What You Actually Do All Day (No Degree Edition)
I wake up at 6:30 AM. My dispatcher sends me 6 to 8 claims within a 90-minute radius.
Each claim gets:
A phone call to the insured (introduce myself, set expectations)
A site visit (take 75–150 photos, measure rooms, draw a sketch)
A scope of damage (write down exactly what’s broken in boring detail)
An estimate (using Xactimate software – you learn this in training)
A settlement conversation (“Your damage is 1,000. Here’s a check for $3,700.”)
Some people hug you. Some people threaten to sue you. Most just look tired and want you to leave.
I average 45 minutes per claim site. Then 30 minutes of paperwork in my car. Then drive to the next one.
My car is my office. I buy granola bars in bulk. I know every gas station bathroom between here and the state line. You get used to it.
The Money Math (Real Numbers, No Fluff)
Training (first 3 months): $22 an hour. You ride along with a senior adjuster. You watch. You learn. You ask dumb questions.
First year licensed: 65,000 depending on your state and whether you do property (houses) or auto (cars). Auto pays less. Property pays more because homeowners are angrier.
Year three: 85,000. Plus a company car (you don’t pay gas or maintenance). Plus overtime during storm season (April to September). I know adjusters who pulled $110k during a bad hurricane year.
Year five and beyond: If you go independent (not staff), you can clear $150k. But independent means no benefits, no stability, and you sleep in hotels for weeks at a time. That’s a younger person’s game. I’m staff. I have a 401k.
No degree. 72,000 and he wears a tie.
The Certification That Matters (Not the Degree)
You don’t need a degree. You do need a state adjuster license. And some states are harder than others.

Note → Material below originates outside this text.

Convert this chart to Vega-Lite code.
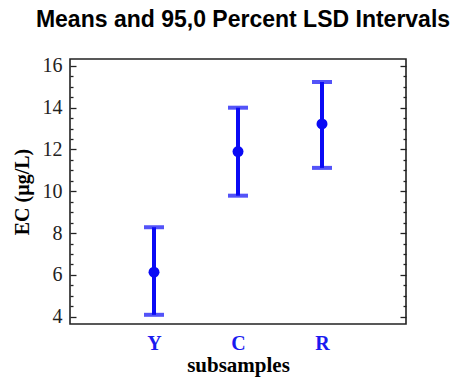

The shortcut: Get your Texas or Florida non-resident adjuster license. Those two states have reciprocity with 40+ other states. You pass the Texas exam, you can work almost anywhere.
Cost:
Pre-license course: $300 (online, self-paced, about 40 hours)
Exam fee: $75
License application: $50
Fingerprinting: $50
Total: under $500. Compare that to a four-year degree.
I studied for two weeks. Took the exam. Passed on the first try. I’m not smart. I just took practice tests until I memorized the answers.
The Thing That Actually Broke Me (For 3 Weeks)
People lie.
Constantly.
“The storm took my roof.”
Your roof has nail pops from 2014 and moss growing on the north side. That’s wear and tear. Denied.
“I had a Rolex in that drawer.”
Your renters policy has a 1,500.
“The water came from outside.”
I put a moisture meter on your drywall. The wet pattern starts at the floor and goes up. That’s a slab leak. Your policy excludes that.
You have to tell them they’re wrong. Nicely. With evidence. And then they call your manager and say you’re rude.
My manager listens to the recorded call. Sees the photos. Denies their complaint. But you still feel like a jerk for a week.
Around month eight, I stopped feeling bad. That sounds cold. But you can’t carry every person’s disaster home with you. There are 10 claims tomorrow. You have to leave today’s at the door.
Who Should Actually Do This Job (And Who Should Run)
This job is for you if:
You hated sitting still in school (I’m in my car, outside, moving constantly)
You’re okay with confrontation (people will yell – can you stay calm?)
You can learn software without a manual (Xactimate is weird but you’ll figure it out)
You’re a self-starter (nobody holds your hand after month two)
Run from this job if:
You cry easily (I’ve seen adjusters cry in their cars. It’s not shameful. It just means you’re human. But you won’t last.)
You need a desk (you’ll go insane eating lunch in a parking lot in July)
You can’t say no (the company will work you 60 hours during storms. You have to say no or you’ll burn out.)
The Bottom Line for Non-Degree People
I spent my twenties feeling less-than because I didn’t have a framed diploma. Now I’m 34 with a paid-off truck, a house down payment saved, and zero student loans.
The insurance industry is not noble. It’s not glamorous. But it pays people like us to show up, be honest, and do the thing that college graduates think is beneath them.
They want the desk job. Give it to them. I’ll take the road.